### [Goal of the exercise]
Exactly reproduce the lines of the listing below from the one containing "Emit a Python" through the one containing "plt.rcParams['mathtext.rm'] = 'Liberation". Skip the images.

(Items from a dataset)

+++

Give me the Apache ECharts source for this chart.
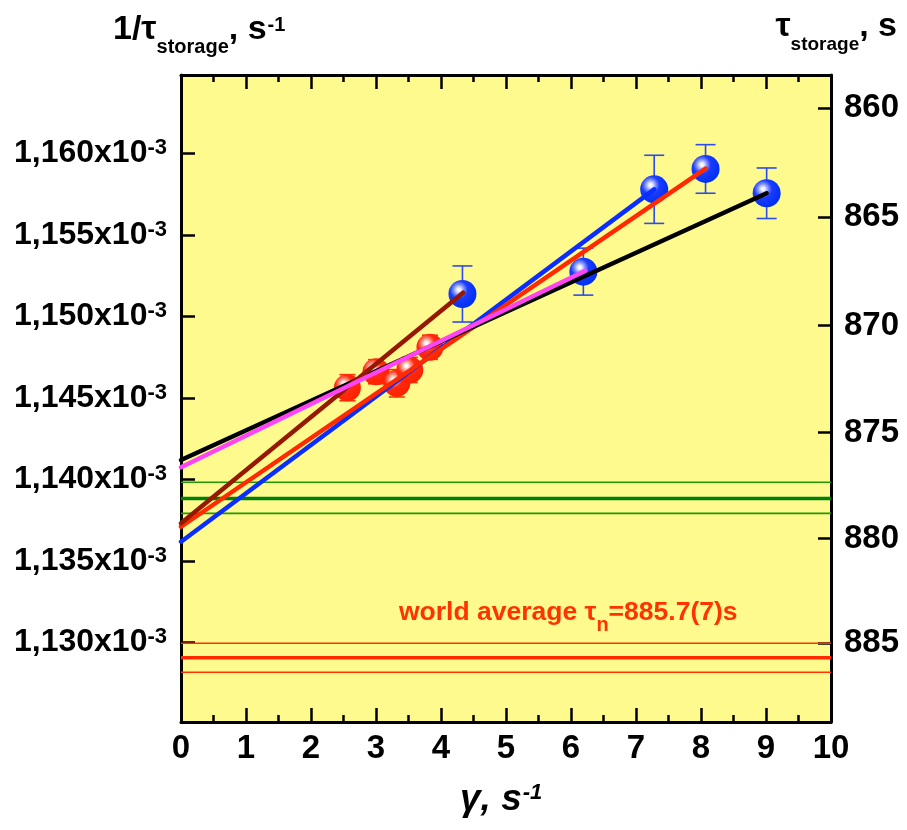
<!DOCTYPE html>
<html><head><meta charset="utf-8">
<script src="https://cdn.jsdelivr.net/npm/echarts@6/dist/echarts.min.js"></script>
<style>html,body{margin:0;padding:0;background:#fff}#c{width:907px;height:830px}</style>
</head><body><div id="c"></div>
<script>
// ---------- data ----------
const xTicks = [0,1,2,3,4,5,6,7,8,9,10];
const xTickLabels = ['0','1','2','3','4','5','6','7','8','9','10'];
const yTickValues = [1.130e-3,1.135e-3,1.140e-3,1.145e-3,1.150e-3,1.155e-3,1.160e-3];
const yTickLabels = ['1,130','1,135','1,140','1,145','1,150','1,155','1,160'];
const tauTicks = [860,865,870,875,880,885];
const tauTickLabels = ['860','865','870','875','880','885'];

const blueGamma = [4.33, 6.19, 7.28, 8.07, 9.01];
const blueRate  = [1.15137e-3, 1.15274e-3, 1.15779e-3, 1.15904e-3, 1.15755e-3];
const blueErr   = [1.72e-6, 1.44e-6, 2.09e-6, 1.49e-6, 1.55e-6];

const redGamma = [2.56, 3.00, 3.32, 3.52, 3.83];
const redRate  = [1.14562e-3, 1.14660e-3, 1.14589e-3, 1.14671e-3, 1.14810e-3];
const redErr   = [0.80e-6, 0.74e-6, 0.84e-6, 0.77e-6, 0.74e-6];

const fitBlueX  = [0, 7.28];  const fitBlueY  = [1.13617e-3, 1.15779e-3];
const fitRedX   = [0, 8.07];  const fitRedY   = [1.13709e-3, 1.15906e-3];
const fitBrownX = [0, 4.34];  const fitBrownY = [1.13730e-3, 1.15145e-3];
const fitBlackX = [0, 9.01];  const fitBlackY = [1.14118e-3, 1.15755e-3];
const fitPinkX  = [0, 6.22];  const fitPinkY  = [1.14074e-3, 1.15280e-3];

const greenBandRate = [1.13982e-3, 1.13883e-3, 1.13791e-3]; // upper, centre, lower
const worldTau = [885.0, 885.7, 886.4];                      // lower, centre, upper (s)

// ---------- chart ----------
const FONT = '"Liberation Sans", Arial, Helvetica, sans-serif';
const yMin = 1.125111e-3, yMax = 1.164804e-3;
const near = (a, b) => Math.abs(a - b) < 1e-9;

function hLine(v, color, width) {
  return {type:'line', data:[[0, v],[10, v]], symbol:'none', silent:true, z:1,
          lineStyle:{color:color, width:width}, animation:false};
}
function fitLine(xs, ys, color) {
  return {type:'line', data: xs.map((x,i)=>[x, ys[i]]), symbol:'none', silent:true, z:5,
          lineStyle:{color:color, width:4.5, cap:'round'}, animation:false};
}
function errBars(xs, ys, es, color, half) {
  return {type:'custom', z:2, silent:true, animation:false,
    data: xs.map((x,i)=>[x, ys[i], es[i]]),
    encode:{x:0, y:1},
    renderItem: function(params, api) {
      const x = api.value(0), y = api.value(1), e = api.value(2);
      const t = api.coord([x, y + e]), b = api.coord([x, y - e]);
      const st = {stroke:color, lineWidth:1.6};
      return {type:'group', children:[
        {type:'line', shape:{x1:t[0], y1:t[1], x2:b[0], y2:b[1]}, style:st},
        {type:'line', shape:{x1:t[0]-half, y1:t[1], x2:t[0]+half, y2:t[1]}, style:st},
        {type:'line', shape:{x1:b[0]-half, y1:b[1], x2:b[0]+half, y2:b[1]}, style:st}
      ]};
    }};
}
function sphere(c0, c1, c2, c3) {
  return {type:'radial', x:0.37, y:0.35, r:0.66, colorStops:[
    {offset:0, color:'#ffffff'}, {offset:0.1, color:c0},
    {offset:0.28, color:c1}, {offset:0.48, color:c2}, {offset:1, color:c3}]};
}

const axisLineStyle = {color:'#000', width:3};
const tickStyle = {color:'#000', width:2.5};

const option = {
  animation:false,
  backgroundColor:'#ffffff',
  grid:{left:181, right:76, top:75, bottom:108, show:true, backgroundColor:'#FFFA8E',
        borderWidth:0, containLabel:false, outerBoundsMode:'none'},
  xAxis:[
    {type:'value', position:'bottom', min:0, max:10, interval:1,
     axisLine:{show:true, onZero:false, lineStyle:axisLineStyle},
     axisTick:{show:true, inside:true, length:14, lineStyle:tickStyle},
     minorTick:{show:true, splitNumber:2, length:7, lineStyle:tickStyle},
     splitLine:{show:false},
     axisLabel:{show:true, margin:10, color:'#000', fontSize:33, fontWeight:'bold', fontFamily:FONT,
       formatter: v => { const i = xTicks.findIndex(t => Math.abs(t - v) < 1e-6); return i >= 0 ? xTickLabels[i] : ''; }}},
    {type:'value', position:'top', min:0, max:10, interval:1,
     axisLine:{show:true, onZero:false, lineStyle:axisLineStyle},
     axisTick:{show:true, inside:true, length:14, lineStyle:tickStyle},
     minorTick:{show:true, splitNumber:2, length:7, lineStyle:tickStyle},
     splitLine:{show:false}, axisLabel:{show:false}}
  ],
  yAxis:[
    {type:'value', position:'left', min:yMin, max:yMax,
     axisLine:{show:true, onZero:false, lineStyle:axisLineStyle},
     axisTick:{show:true, inside:true, length:14, lineStyle:tickStyle, customValues:yTickValues},
     splitLine:{show:false},
     axisLabel:{show:true, margin:14, customValues:yTickValues,
       formatter: v => { const i = yTickValues.findIndex(t => near(t, v)); return i >= 0 ? '{m|' + yTickLabels[i] + 'x10}{s|-3}' : ''; },
       rich:{
         m:{fontSize:32, fontWeight:'bold', fontFamily:FONT, color:'#000', lineHeight:32},
         s:{fontSize:22, fontWeight:'bold', fontFamily:FONT, color:'#000', lineHeight:22, verticalAlign:'top'}
       }}},
    {type:'value', position:'right', min:yMin, max:yMax,
     axisLine:{show:true, onZero:false, lineStyle:axisLineStyle},
     axisTick:{show:true, inside:true, length:13, lineStyle:tickStyle, customValues:tauTicks.map(t => 1 / t)},
     splitLine:{show:false},
     axisLabel:{show:true, margin:13, color:'#000', fontSize:33, fontWeight:'bold', fontFamily:FONT,
       customValues:tauTicks.map(t => 1 / t),
       formatter: v => { const i = tauTicks.findIndex(t => near(1 / t, v)); return i >= 0 ? tauTickLabels[i] : ''; }}},
    {type:'value', position:'right', min:yMin, max:yMax,
     axisLine:{show:false},
     axisTick:{show:true, inside:false, length:4, lineStyle:tickStyle, customValues:yTickValues},
     splitLine:{show:false}, axisLabel:{show:false}}
  ],
  series:[
    hLine(greenBandRate[0], '#1f9a00', 1.6),
    hLine(greenBandRate[1], '#008000', 3.5),
    hLine(greenBandRate[2], '#1f9a00', 1.6),
    hLine(1 / worldTau[0], '#ff3300', 1.6),
    hLine(1 / worldTau[1], '#ff2a00', 3.5),
    hLine(1 / worldTau[2], '#ff3300', 1.6),
    errBars(blueGamma, blueRate, blueErr, '#2a4cf0', 10),
    errBars(redGamma, redRate, redErr, '#ff3300', 8),
    {type:'scatter', z:3, silent:true, symbol:'circle', symbolSize:27,
     data: redGamma.map((g,i)=>[g, redRate[i]]),
     itemStyle:{color: sphere('#fff0ee', '#ff8a7a', '#ff2a10', '#ff2200'), opacity:1}},
    {type:'scatter', z:3, silent:true, symbol:'circle', symbolSize:28,
     data: blueGamma.map((g,i)=>[g, blueRate[i]]),
     itemStyle:{color: sphere('#eef0ff', '#8092ff', '#1a3cff', '#0030f0'), opacity:1}},
    fitLine(fitBlueX, fitBlueY, '#0a2eff'),
    fitLine(fitRedX, fitRedY, '#ff2a00'),
    fitLine(fitBlackX, fitBlackY, '#000000'),
    fitLine(fitBrownX, fitBrownY, '#951800'),
    fitLine(fitPinkX, fitPinkY, '#ff44f4')
  ],
  graphic:[
    {type:'text', x:113, y:3, silent:true, z:10,
     style:{text:'{m|1/τ}{b|storage}{m|, s}{p|-1}', align:'left', verticalAlign:'top',
       rich:{
         m:{fontSize:34, fontWeight:'bold', fontFamily:FONT, fill:'#000', lineHeight:54},
         b:{fontSize:20, fontWeight:'bold', fontFamily:FONT, fill:'#000', lineHeight:20, verticalAlign:'bottom'},
         p:{fontSize:20, fontWeight:'bold', fontFamily:FONT, fill:'#000', lineHeight:20, verticalAlign:'top', padding:[12,0,0,1]}
       }}},
    {type:'text', x:897, y:0, silent:true, z:10,
     style:{text:'{m|τ}{b|storage}{m|, s}', align:'right', verticalAlign:'top',
       rich:{
         m:{fontSize:34, fontWeight:'bold', fontFamily:FONT, fill:'#000', lineHeight:54},
         b:{fontSize:19, fontWeight:'bold', fontFamily:FONT, fill:'#000', lineHeight:19, verticalAlign:'bottom'}
       }}},
    {type:'text', x:460, y:775, silent:true, z:10,
     style:{text:'{m|γ, s}{p|-1}', align:'left', verticalAlign:'top',
       rich:{
         m:{fontSize:37, fontWeight:'bold', fontStyle:'italic', fontFamily:FONT, fill:'#000', lineHeight:50},
         p:{fontSize:22, fontWeight:'bold', fontStyle:'italic', fontFamily:FONT, fill:'#000', lineHeight:22, verticalAlign:'top', padding:[7,0,0,1]}
       }}},
    {type:'text', x:399, y:591, silent:true, z:10,
     style:{text:'{m|world average τ}{b|n}{m|=885.7(7)s}', align:'left', verticalAlign:'top',
       rich:{
         m:{fontSize:26.5, fontWeight:'bold', fontFamily:FONT, fill:'#ff3300', lineHeight:44},
         b:{fontSize:20, fontWeight:'bold', fontFamily:FONT, fill:'#ff3300', lineHeight:20, verticalAlign:'bottom'}
       }}}
  ]
};
const chart = echarts.init(document.getElementById('c'), null, {renderer:'canvas'});
chart.setOption(option);
</script>
</body></html>
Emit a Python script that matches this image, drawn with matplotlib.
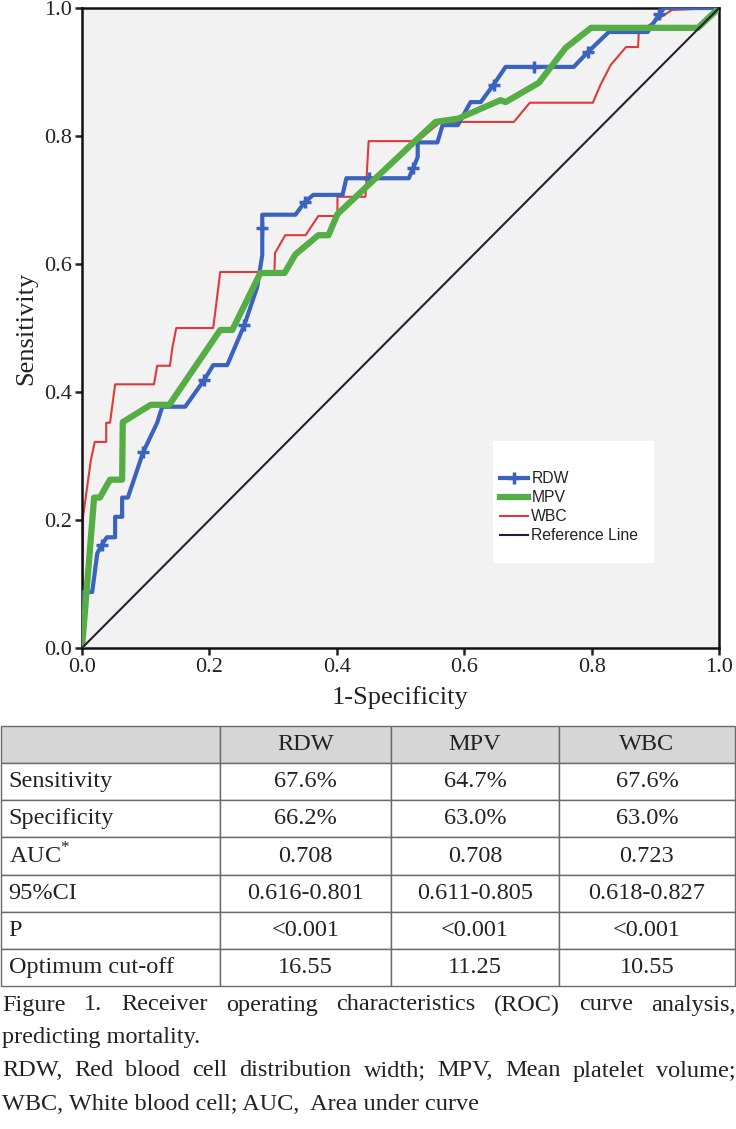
import matplotlib
matplotlib.use('Agg')
import matplotlib.pyplot as plt
from matplotlib.patches import Rectangle

plt.rcParams['font.family'] = 'Liberation Serif'
plt.rcParams['mathtext.fontset'] = 'custom'
plt.rcParams['mathtext.rm'] = 'Liberation Serif'

# ROC curves (1-specificity, sensitivity)
rdw_x = [0, 0.0016, 0.016, 0.024, 0.031, 0.039, 0.052, 0.052, 0.063, 0.063, 0.072, 0.096, 0.118,
         0.126, 0.162, 0.192, 0.206, 0.228, 0.255, 0.275, 0.283, 0.283, 0.283, 0.335, 0.350, 0.363,
         0.409, 0.415, 0.450, 0.513, 0.520, 0.527, 0.527, 0.558, 0.566, 0.590, 0.610, 0.626, 0.646,
         0.665, 0.710, 0.772, 0.794, 0.827, 0.888, 0.906, 0.914, 1.0]
rdw_y = [0, 0.0875, 0.0875, 0.148, 0.161, 0.173, 0.173, 0.205, 0.205, 0.235, 0.235, 0.306, 0.352,
         0.377, 0.377, 0.419, 0.442, 0.442, 0.505, 0.564, 0.614, 0.656, 0.677, 0.677, 0.697, 0.708,
         0.708, 0.734, 0.734, 0.734, 0.75, 0.767, 0.79, 0.79, 0.817, 0.817, 0.853, 0.853, 0.88,
         0.908, 0.908, 0.908, 0.931, 0.9625, 0.9625, 0.99, 1.0, 1.0]
rdw_marks = [4, 11, 15, 18, 21, 24, 28, 30, 38, 40, 42, 45]

mpv_x = [0, 0.019, 0.028, 0.044, 0.063, 0.064, 0.108, 0.137, 0.217, 0.236, 0.280, 0.318, 0.335,
         0.371, 0.387, 0.401, 0.555, 0.590, 0.657, 0.665, 0.717, 0.759, 0.799, 0.967, 1.0]
mpv_y = [0, 0.235, 0.235, 0.263, 0.263, 0.353, 0.38, 0.38, 0.497, 0.497, 0.586, 0.586, 0.615,
         0.645, 0.645, 0.678, 0.822, 0.827, 0.856, 0.853, 0.883, 0.9375, 0.969, 0.969, 1.0]

wbc_x = [0, 0.0016, 0.0016, 0.014, 0.020, 0.038, 0.038, 0.044, 0.052, 0.113, 0.118, 0.138, 0.142,
         0.148, 0.206, 0.217, 0.302, 0.303, 0.319, 0.351, 0.371, 0.401, 0.401, 0.445, 0.450, 0.527,
         0.563, 0.678, 0.703, 0.802, 0.814, 0.830, 0.854, 0.873, 0.874, 0.926, 1.0]
wbc_y = [0, 0.177, 0.205, 0.294, 0.322, 0.322, 0.352, 0.352, 0.412, 0.412, 0.441, 0.441, 0.470,
         0.500, 0.500, 0.5875, 0.5875, 0.617, 0.645, 0.645, 0.675, 0.675, 0.705, 0.705, 0.792, 0.792,
         0.822, 0.822, 0.852, 0.852, 0.880, 0.911, 0.939, 0.939, 0.9625, 0.997, 1.0]

ref_x = [0, 1]
ref_y = [0, 1]

# table
col_labels = ['', 'RDW', 'MPV', 'WBC']
row_labels = ['Sensitivity', 'Specificity', 'AUC$^{*}$', '95%CI', 'P', 'Optimum cut-off']
rdw_vals = ['67.6%', '66.2%', '0.708', '0.616-0.801', '<0.001', '16.55']
mpv_vals = ['64.7%', '63.0%', '0.708', '0.611-0.805', '<0.001', '11.25']
wbc_vals = ['67.6%', '63.0%', '0.723', '0.618-0.827', '<0.001', '10.55']

caption = [('Figure 1. Receiver operating characteristics (ROC) curve analysis,', True),
           ('predicting mortality.', False),
           ('RDW, Red blood cell distribution width; MPV, Mean platelet volume;', True),
           ('WBC, White blood cell; AUC,  Area under curve', False)]

W, H = 736, 1129
fig = plt.figure(figsize=(W / 100, H / 100), dpi=100)

ax = fig.add_axes([82 / W, 1 - 648 / H, 637 / W, 640 / H])
ax.set_facecolor('#f2f2f2')
ax.plot(wbc_x, wbc_y, color='#e0393b', lw=1.5, label='WBC', zorder=2)
ax.plot(rdw_x, rdw_y, color='#3a63c0', lw=3, marker='+', markevery=rdw_marks, ms=9, mew=2.5,
        label='RDW', zorder=3)
ax.plot(mpv_x, mpv_y, color='#55ad45', lw=4.5, label='MPV', zorder=4)
ax.plot(ref_x, ref_y, color='#2a1d35', lw=1.5, label='Reference Line', zorder=5)

ax.set_xlim(0, 1)
ax.set_ylim(0, 1)
ticks = [0, 0.2, 0.4, 0.6, 0.8, 1.0]
ax.set_xticks(ticks)
ax.set_yticks(ticks)
ax.set_xticklabels([f'{t:.1f}' for t in ticks])
ax.set_yticklabels([f'{t:.1f}' for t in ticks])
ax.tick_params(direction='out', length=5, width=1.8, labelsize=16, pad=2, colors='#222')
for s in ax.spines.values():
    s.set_linewidth(1.8)
    s.set_color('#111')
ax.set_xlabel('1-Specificity', fontsize=19, color='#222')
ax.set_ylabel('Sensitivity', fontsize=19, color='#222')
ax.xaxis.set_label_coords(0.5, -0.06)
ax.yaxis.set_label_coords(-0.07, 0.5)

# legend on a white box
ax.add_patch(Rectangle((0.645, 0.133), 0.253, 0.19, transform=ax.transAxes,
                       facecolor='white', edgecolor='none', zorder=6))
h, l = ax.get_legend_handles_labels()
order = [1, 2, 0, 3]
leg = ax.legend([h[i] for i in order], [l[i] for i in order], loc='upper left',
                bbox_to_anchor=(0.656, 0.276), frameon=False, borderpad=0, borderaxespad=0,
                handlelength=1.8, handletextpad=0.2, labelspacing=0.25,
                prop={'family': 'Liberation Sans', 'size': 11.3})
leg.set_zorder(7)
for t in leg.get_texts():
    t.set_color('#222')

# table
tax = fig.add_axes([1 / W, 1 - 986 / H, 734 / W, 260 / H])
tax.axis('off')
cells = [col_labels] + [[row_labels[i], rdw_vals[i], mpv_vals[i], wbc_vals[i]] for i in range(len(row_labels))]
tab = tax.table(cellText=cells, bbox=[0, 0, 1, 1], cellLoc='center',
                colWidths=[219, 171, 168, 176])
tab.auto_set_font_size(False)
for (r, c), cell in tab.get_celld().items():
    cell.set_edgecolor('#6a6a6a')
    cell.set_linewidth(1.0)
    cell.get_text().set_fontsize(17.5)
    cell.get_text().set_color('#222')
    if r == 0:
        cell.set_facecolor('#d6d6d6')
    if c == 0:
        cell.PAD = 0.035
        cell.get_text().set_ha('left')
        cell._loc = 'left'

# caption, justified like the source
r = fig.canvas.get_renderer()
ys = [1005, 1038, 1071, 1104]
for (line, just), yp in zip(caption, ys):
    if not just:
        fig.text(2 / W, 1 - yp / H, line, fontsize=17.5, color='#222', va='center', ha='left')
        continue
    words = line.split()
    txts = [fig.text(0, 1 - yp / H, w, fontsize=17.5, color='#222', va='center', ha='left') for w in words]
    widths = [t.get_window_extent(r).width for t in txts]
    gap = (734 - sum(widths)) / (len(words) - 1)
    x = 2
    for t, w in zip(txts, widths):
        t.set_x(x / W)
        x += w + gap

fig.savefig('out.png', dpi=100)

+++

### [Output]
Emit a Python script that matches this image, drawn with matplotlib.
import matplotlib
matplotlib.use('Agg')
import matplotlib.pyplot as plt
from matplotlib.patches import Rectangle

plt.rcParams['font.family'] = 'Liberation Serif'
plt.rcParams['mathtext.fontset'] = 'custom'
plt.rcParams['mathtext.rm'] = 'Liberation Serif'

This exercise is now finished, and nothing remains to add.